The Reserve Bank of India’s latest monetary policy has delivered a targeted regulatory reset for the NBFC sector, aimed at reducing frictional compliance while preserving systemic safeguards. By recalibrating oversight for low-risk entities and simplifying branch expansion norms, the RBI is signalling that NBFC regulation has matured enough to shift from blanket control to risk-based supervision.
The first measure, exempting certain Type-I NBFCs from mandatory RBI registration, marks a meaningful departure from one-size-fits-all regulation. These NBFCs neither raise public funds nor interface with customers, and under the proposed framework, those with assets below ₹1,000 crore may operate without registration, subject to specified conditions.
From a systemic-risk perspective, this is a logical step. Such entities largely operate as intra-group treasury or investment vehicles, posing minimal contagion risk to the broader financial system. By formally recognising their low-risk profile, the RBI is reducing regulatory clutter and allowing supervisory resources to be redirected toward larger, deposit-taking or retail-facing NBFCs, where risks are more acute.
For the sector, the immediate impact is lower compliance cost and reduced regulatory uncertainty for holding-company-like NBFCs, particularly within large corporate groups. Over time, this could encourage simpler corporate structures and reduce the incentive to migrate activities to less transparent vehicles.

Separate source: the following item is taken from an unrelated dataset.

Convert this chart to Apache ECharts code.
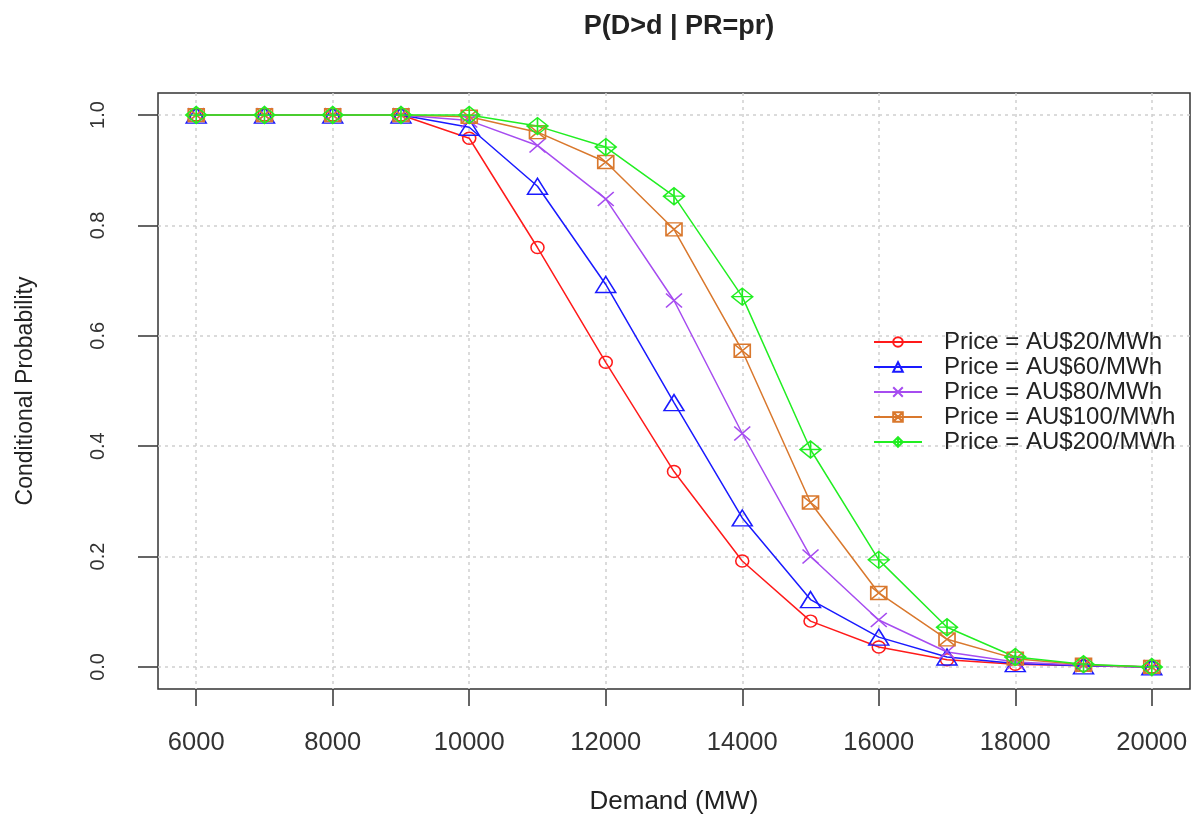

The second measure, removal of prior RBI approval for branch expansion by large gold-loan NBFCs, addresses an operational bottleneck in one of the fastest-growing NBFC sub-segments.
Under existing norms, NBFC–Investment and Credit Companies (ICCs) engaged in gold lending with over 1,000 branches required explicit RBI approval to open new outlets. By dispensing with this requirement, the RBI is effectively acknowledging that prudential norms, governance standards, and ongoing supervision are sufficient risk mitigants.
This change is likely to accelerate branch rollout, especially in semi-urban and rural markets where gold-backed credit demand remains strong. For leading gold loan NBFCs, it improves speed-to-market and cost efficiency, strengthening their competitive position against banks and informal lenders.
Taken together, the two measures highlight a broader regulatory intent: ease operational constraints without diluting financial stability. The RBI appears confident that its scale-based regulatory framework, introduced in recent years, has created enough guardrails to allow selective deregulation.
For investors and lenders, the message is constructive. Lower compliance drag for low-risk NBFCs and faster expansion for gold financiers could translate into better return metrics and improved credit delivery, without meaningfully increasing systemic vulnerability.
The RBI is not loosening oversight, it is sharpening it. By carving out exemptions for non-systemic players and simplifying rules for well-regulated segments, the central bank is aligning supervision with actual risk rather than organisational form. In effect, this policy move reinforces the RBI’s broader objective of a more efficient, growth-supportive NBFC sector that operates within a clearly defined, risk-calibrated regulatory perimeter.